Which makes the book you hold in your hands all the more extraordinary.
Imagine someone coming to your house with a box containing eighty-eight jigsaw puzzles, all jumbled together, and dumping the contents at your feet, saying "Here ... all the pieces are there, all you have to do is make sense of it." That is essentially the task undertaken by Kathryn Drennan in To Dream in the City of Sorrows.
While all of the BABYLON 5 books operate, to one extent or another, within series continuity, this is the first real attempt to stitch together massive amounts of continuity from the series itself into one book ... to pull together the pieces dropped here and there over eighty-eight episodes and four years, ironing out the seeming discontinuities, explaining what was not explained previously, and tying together seemingly unrelated threads into a beautifully defined tapestry, all the
while telling the one story that viewers have been asking for since the first season: "What happened to Jeffrey Sinclair after he left Babylon 5 and before he returned in War without End!"
How difficult a task was this? Job would've packed it in, Hercules would've retired, and Orpheus would've decided that his days spent in Hades weren't really that bad after all.
We're talking here late-night conversations, too many to number, that began with, "Okay, now when you wrote this in season one, what did you really mean and how the heck does that tie into what happened over here in season four? You spent four years talking about the Minbari warrior and religious castes but you hardly even mention the worker caste, how do they tie in? And how the hell was an entire Minbari fleet able to sneak up on Sinclair's squadron at the Battle of the Line right out in open space?!"
Kathryn is not just rigorously logical, she is relentlessly logical. Things have to make sense, and there can't be any loose threads lying around. But there were a number of loose threads surrounding the story of Sinclair's development into Entil'Zha, the head of the Rangers . . . Marcus's months being trained for his own duties as a Ranger ... the fate of Sinclair's fiancee Catherine Sakai. . . and the ceremonies that prepared Sinclair to take up the role of Valen, one of Minbar's greatest leaders, a Minbari not born of Minbari.
All those threads have now been tied up in this one book.
And I'm just as astonished by this as you are.

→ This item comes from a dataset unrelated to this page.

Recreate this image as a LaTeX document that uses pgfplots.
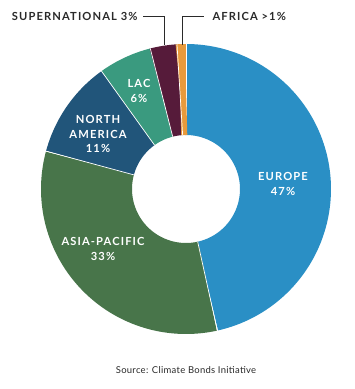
\documentclass[border=0pt]{standalone}
\usepackage{pgfplots}
\pgfplotsset{compat=1.18}
\usepackage{fontspec}
\setmainfont{Lato}
\newfontfamily\lblfont{Lato}[LetterSpace=10]
\newfontfamily\srcfont{Lato}[LetterSpace=3]
\definecolor{cEU}{HTML}{2A8FC5}
\definecolor{cAP}{HTML}{48754A}
\definecolor{cNA}{HTML}{21557A}
\definecolor{cLAC}{HTML}{3A9A7F}
\definecolor{cSUP}{HTML}{561B3A}
\definecolor{cAF}{HTML}{E89A3C}
\definecolor{txt}{HTML}{2A2A2A}
% shares (%), clockwise from the top
\def\vEU{47}\def\vAP{33}\def\vNA{11}\def\vLAC{6}\def\vSUP{3}\def\vAF{1}
\pgfmathsetmacro\tot{\vEU+\vAP+\vNA+\vLAC+\vSUP+\vAF}
\def\rin{54}\def\rout{145}
\pgfmathsetmacro\rmid{(\rin+\rout)/2}
\pgfmathsetmacro\rw{\rout-\rin}
\newcommand\slice[3]{%
  \pgfmathsetmacro\aS{90-((#1)/\tot)*360}%
  \pgfmathsetmacro\aE{90-((#1+#2)/\tot)*360}%
  \edef\tmp{\noexpand\addplot[data cs=polar, domain=\aE:\aS, samples=90, line width=\rw bp, color=#3, line join=round] (x, \rmid);}%
  \tmp
  \edef\tmp{\noexpand\addplot[data cs=polar, white, line width=0.7bp] coordinates {(\aS,\rin) (\aS,\rout)};}%
  \tmp
}
\tikzset{lbl/.style={font=\lblfont\fontsize{11.2}{15}\selectfont\bfseries}}
\begin{document}
\begin{tikzpicture}
\begin{axis}[hide axis, x=1bp, y=1bp, xmin=-186, xmax=169, ymin=-200, ymax=189, clip=false]
\path (axis cs:-186,-200) rectangle (axis cs:169,189);
\slice{0}{\vEU}{cEU}
\slice{\vEU}{\vAP}{cAP}
\slice{\vEU+\vAP}{\vNA}{cNA}
\slice{\vEU+\vAP+\vNA}{\vLAC}{cLAC}
\slice{\vEU+\vAP+\vNA+\vLAC}{\vSUP}{cSUP}
\slice{\vEU+\vAP+\vNA+\vLAC+\vSUP}{\vAF}{cAF}
% labels
\node[lbl, white, align=center] at (axis cs:97,5) {EUROPE\\47\%};
\node[lbl, white, align=center] at (axis cs:-83,-60) {ASIA-PACIFIC\\33\%};
\node[lbl, white, align=center] at (axis cs:-88,55) {NORTH\\AMERICA\\11\%};
\node[lbl, white, align=center] at (axis cs:-47,98) {LAC\\6\%};
\addplot[txt, line width=0.8bp] coordinates {(-43,173) (-22,173) (-22,144)};
\addplot[txt, line width=0.8bp] coordinates {(-4,144) (-4,173) (18,173)};
\node[lbl, txt, anchor=east] at (axis cs:-45,173) {SUPERNATIONAL 3\%};
\node[lbl, txt, anchor=west] at (axis cs:23,173) {AFRICA >1\%};
\node[txt, font=\srcfont\fontsize{9.5}{11}\selectfont] at (axis cs:0,-181) {Source: Climate Bonds Initiative};
\end{axis}
\end{tikzpicture}
\end{document}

It's a remarkable achievement. A breathtaking accomplishment, if for no other reason than we both
somehow came through the experience without killing each other.
Relentless. Trust me on this one. Re-fragging-lentless.
To Dream in the City of Sorrows is not simply a licensed book set in the BABYLON 5 universe. While most of the Dell books to date have contained some elements that are considered canon, this is the very first one that is considered canonical in every small detail.